▸ Work instructions
Restate the whole of the material. Keep every word, and drop the pictures.
+--
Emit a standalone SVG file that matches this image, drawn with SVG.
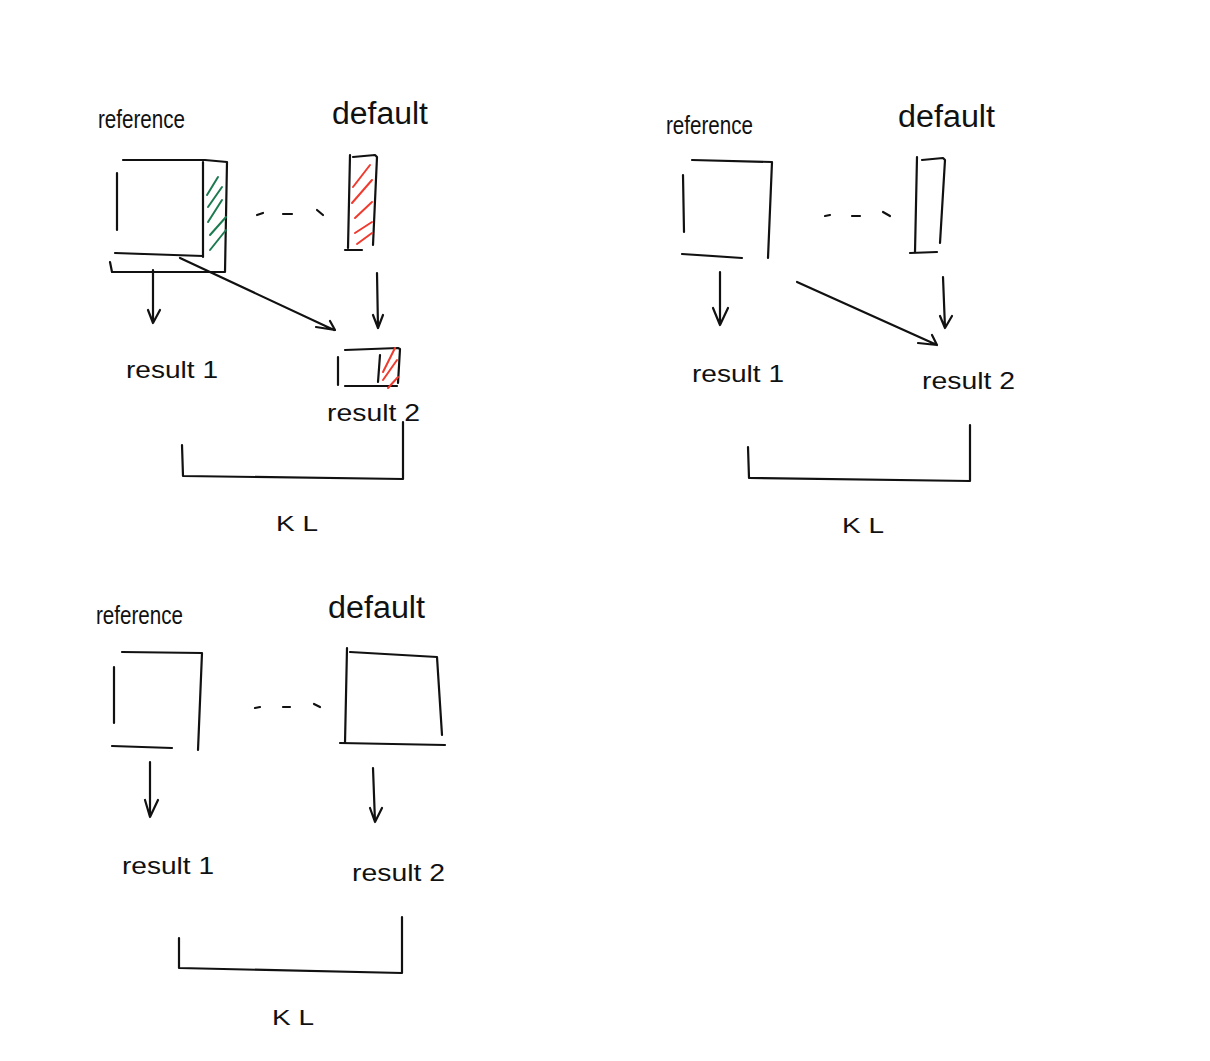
<svg xmlns="http://www.w3.org/2000/svg" width="1210" height="1061" viewBox="0 0 1210 1061">
<style>
.s{fill:none;stroke:#111;stroke-width:2.2;stroke-linecap:round;stroke-linejoin:round}
.g{fill:none;stroke:#1b7a4f;stroke-width:2;stroke-linecap:round}
.r{fill:none;stroke:#f03a2e;stroke-width:2;stroke-linecap:round}
.t{font-family:"Liberation Sans",Arial,sans-serif;fill:#111}
.ref{font-size:26px}
.def{font-size:31px}
.res{font-size:24px}
.kl{font-size:22px}
</style>
<rect width="1210" height="1061" fill="#fff"/>

<!-- Panel 1 -->
<g id="p1-reference">
<text class="t ref" x="98" y="128" textLength="87" lengthAdjust="spacingAndGlyphs">reference</text>
<path class="s" d="M123,160 L205,160 L227,162 L225,272 L112,272 L110,262"/>
<path class="s" d="M117,173 L117,230"/>
<path class="s" d="M115,253 L203,256"/>
<path class="s" d="M203,162 L203,257"/>
<path class="g" d="M207,195 L218,177 M208,207 L222,187 M208,222 L222,200 M210,235 L226,217 M210,250 L226,230"/>
</g>
<g id="p1-default">
<text class="t def" x="332" y="124" textLength="96" lengthAdjust="spacingAndGlyphs">default</text>
<path class="s" d="M350,155 L348,248 M353,157 L375,155 L377,157 L373,245"/>
<path class="s" d="M345,250 L362,250" stroke-width="3"/>
<path class="r" d="M353,187 L370,165 M352,203 L372,180 M355,218 L372,202 M355,233 L372,222 M357,244 L372,233"/>
</g>
<g id="p1-result1">
<text class="t res" x="126" y="378" textLength="92" lengthAdjust="spacingAndGlyphs">result 1</text>
</g>
<g id="p1-result2">
<path class="s" d="M338,357 L338,385 M345,350 L398,348 L400,349 L398,383 M345,386 L397,386 M380,355 L378,382"/>
<path class="r" d="M383,372 L395,348 M383,380 L397,360 M388,388 L398,377"/>
<text class="t res" x="327" y="421" textLength="93" lengthAdjust="spacingAndGlyphs">result 2</text>
</g>
<g id="p1-kl">
<text class="t kl" x="276" y="531" textLength="42" lengthAdjust="spacingAndGlyphs">K L</text>
</g>

<!-- Panel 2 -->
<g id="p2-reference">
<text class="t ref" x="666" y="134" textLength="87" lengthAdjust="spacingAndGlyphs">reference</text>
<path class="s" d="M692,160 L772,162 L768,258 M683,175 L684,232 M682,254 L742,258"/>
</g>
<g id="p2-default">
<text class="t def" x="898" y="127" textLength="97" lengthAdjust="spacingAndGlyphs">default</text>
<path class="s" d="M917,157 L915,252 M922,160 L943,158 L945,160 L940,243"/>
<path class="s" d="M910,253 L937,252" stroke-width="3"/>
</g>
<g id="p2-result1">
<text class="t res" x="692" y="382" textLength="92" lengthAdjust="spacingAndGlyphs">result 1</text>
</g>
<g id="p2-result2">
<text class="t res" x="922" y="389" textLength="93" lengthAdjust="spacingAndGlyphs">result 2</text>
</g>
<g id="p2-kl">
<text class="t kl" x="842" y="533" textLength="42" lengthAdjust="spacingAndGlyphs">K L</text>
</g>

<!-- Panel 3 -->
<g id="p3-reference">
<text class="t ref" x="96" y="624" textLength="87" lengthAdjust="spacingAndGlyphs">reference</text>
<path class="s" d="M122,652 L202,653 L198,750 M114,667 L114,723 M112,746 L172,748"/>
</g>
<g id="p3-default">
<text class="t def" x="328" y="618" textLength="97" lengthAdjust="spacingAndGlyphs">default</text>
<path class="s" d="M347,648 L345,743 M350,652 L437,657 L442,735 M340,743 L445,745"/>
</g>
<g id="p3-result1">
<text class="t res" x="122" y="874" textLength="92" lengthAdjust="spacingAndGlyphs">result 1</text>
</g>
<g id="p3-result2">
<text class="t res" x="352" y="881" textLength="93" lengthAdjust="spacingAndGlyphs">result 2</text>
</g>
<g id="p3-kl">
<text class="t kl" x="272" y="1025" textLength="42" lengthAdjust="spacingAndGlyphs">K L</text>
</g>

<g id="connectors">
<!-- panel 1 -->
<path class="s" d="M257,215 L263,213 M283,214 L292,214 M317,210 L323,215"/>
<path class="s" d="M153,270 L153,323 M148,310 L153,323 L160,310"/>
<path class="s" d="M180,258 L334,330 M316,327 L335,330 L330,321"/>
<path class="s" d="M377,273 L378,328 M373,315 L378,328 L383,315"/>
<path class="s" d="M182,445 L183,476 L403,479 L403,422"/>
<!-- panel 2 -->
<path class="s" d="M825,216 L830,215 M852,216 L860,216 M883,212 L890,216"/>
<path class="s" d="M720,272 L720,325 M713,308 L720,325 L728,308"/>
<path class="s" d="M797,282 L937,345 M918,343 L937,345 L932,335"/>
<path class="s" d="M943,277 L945,328 M940,316 L945,328 L952,316"/>
<path class="s" d="M748,447 L749,478 L970,481 L970,425"/>
<!-- panel 3 -->
<path class="s" d="M255,708 L260,707 M283,707 L290,707 M314,704 L320,707"/>
<path class="s" d="M150,762 L150,817 M145,800 L150,817 L158,800"/>
<path class="s" d="M373,768 L375,822 M370,808 L375,822 L382,808"/>
<path class="s" d="M179,938 L179,968 L402,973 L402,917"/>
</g>
</svg>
+--
▸ Exercise result
Emit a standalone SVG file that matches this image, drawn with SVG.
<svg xmlns="http://www.w3.org/2000/svg" width="1210" height="1061" viewBox="0 0 1210 1061">
<style>
.s{fill:none;stroke:#111;stroke-width:2.2;stroke-linecap:round;stroke-linejoin:round}
.g{fill:none;stroke:#1b7a4f;stroke-width:2;stroke-linecap:round}
.r{fill:none;stroke:#f03a2e;stroke-width:2;stroke-linecap:round}
.t{font-family:"Liberation Sans",Arial,sans-serif;fill:#111}
.ref{font-size:26px}
.def{font-size:31px}
.res{font-size:24px}
.kl{font-size:22px}
</style>
<rect width="1210" height="1061" fill="#fff"/>

<!-- Panel 1 -->
<g id="p1-reference">
<text class="t ref" x="98" y="128" textLength="87" lengthAdjust="spacingAndGlyphs">reference</text>
<path class="s" d="M123,160 L205,160 L227,162 L225,272 L112,272 L110,262"/>
<path class="s" d="M117,173 L117,230"/>
<path class="s" d="M115,253 L203,256"/>
<path class="s" d="M203,162 L203,257"/>
<path class="g" d="M207,195 L218,177 M208,207 L222,187 M208,222 L222,200 M210,235 L226,217 M210,250 L226,230"/>
</g>
<g id="p1-default">
<text class="t def" x="332" y="124" textLength="96" lengthAdjust="spacingAndGlyphs">default</text>
<path class="s" d="M350,155 L348,248 M353,157 L375,155 L377,157 L373,245"/>
<path class="s" d="M345,250 L362,250" stroke-width="3"/>
<path class="r" d="M353,187 L370,165 M352,203 L372,180 M355,218 L372,202 M355,233 L372,222 M357,244 L372,233"/>
</g>
<g id="p1-result1">
<text class="t res" x="126" y="378" textLength="92" lengthAdjust="spacingAndGlyphs">result 1</text>
</g>
<g id="p1-result2">
<path class="s" d="M338,357 L338,385 M345,350 L398,348 L400,349 L398,383 M345,386 L397,386 M380,355 L378,382"/>
<path class="r" d="M383,372 L395,348 M383,380 L397,360 M388,388 L398,377"/>
<text class="t res" x="327" y="421" textLength="93" lengthAdjust="spacingAndGlyphs">result 2</text>
</g>
<g id="p1-kl">
<text class="t kl" x="276" y="531" textLength="42" lengthAdjust="spacingAndGlyphs">K L</text>
</g>

<!-- Panel 2 -->
<g id="p2-reference">
<text class="t ref" x="666" y="134" textLength="87" lengthAdjust="spacingAndGlyphs">reference</text>
<path class="s" d="M692,160 L772,162 L768,258 M683,175 L684,232 M682,254 L742,258"/>
</g>
<g id="p2-default">
<text class="t def" x="898" y="127" textLength="97" lengthAdjust="spacingAndGlyphs">default</text>
<path class="s" d="M917,157 L915,252 M922,160 L943,158 L945,160 L940,243"/>
<path class="s" d="M910,253 L937,252" stroke-width="3"/>
</g>
<g id="p2-result1">
<text class="t res" x="692" y="382" textLength="92" lengthAdjust="spacingAndGlyphs">result 1</text>
</g>
<g id="p2-result2">
<text class="t res" x="922" y="389" textLength="93" lengthAdjust="spacingAndGlyphs">result 2</text>
</g>
<g id="p2-kl">
<text class="t kl" x="842" y="533" textLength="42" lengthAdjust="spacingAndGlyphs">K L</text>
</g>

<!-- Panel 3 -->
<g id="p3-reference">
<text class="t ref" x="96" y="624" textLength="87" lengthAdjust="spacingAndGlyphs">reference</text>
<path class="s" d="M122,652 L202,653 L198,750 M114,667 L114,723 M112,746 L172,748"/>
</g>
<g id="p3-default">
<text class="t def" x="328" y="618" textLength="97" lengthAdjust="spacingAndGlyphs">default</text>
<path class="s" d="M347,648 L345,743 M350,652 L437,657 L442,735 M340,743 L445,745"/>
</g>
<g id="p3-result1">
<text class="t res" x="122" y="874" textLength="92" lengthAdjust="spacingAndGlyphs">result 1</text>
</g>
<g id="p3-result2">
<text class="t res" x="352" y="881" textLength="93" lengthAdjust="spacingAndGlyphs">result 2</text>
</g>
<g id="p3-kl">
<text class="t kl" x="272" y="1025" textLength="42" lengthAdjust="spacingAndGlyphs">K L</text>
</g>

<g id="connectors">
<!-- panel 1 -->
<path class="s" d="M257,215 L263,213 M283,214 L292,214 M317,210 L323,215"/>
<path class="s" d="M153,270 L153,323 M148,310 L153,323 L160,310"/>
<path class="s" d="M180,258 L334,330 M316,327 L335,330 L330,321"/>
<path class="s" d="M377,273 L378,328 M373,315 L378,328 L383,315"/>
<path class="s" d="M182,445 L183,476 L403,479 L403,422"/>
<!-- panel 2 -->
<path class="s" d="M825,216 L830,215 M852,216 L860,216 M883,212 L890,216"/>
<path class="s" d="M720,272 L720,325 M713,308 L720,325 L728,308"/>
<path class="s" d="M797,282 L937,345 M918,343 L937,345 L932,335"/>
<path class="s" d="M943,277 L945,328 M940,316 L945,328 L952,316"/>
<path class="s" d="M748,447 L749,478 L970,481 L970,425"/>
<!-- panel 3 -->
<path class="s" d="M255,708 L260,707 M283,707 L290,707 M314,704 L320,707"/>
<path class="s" d="M150,762 L150,817 M145,800 L150,817 L158,800"/>
<path class="s" d="M373,768 L375,822 M370,808 L375,822 L382,808"/>
<path class="s" d="M179,938 L179,968 L402,973 L402,917"/>
</g>
</svg>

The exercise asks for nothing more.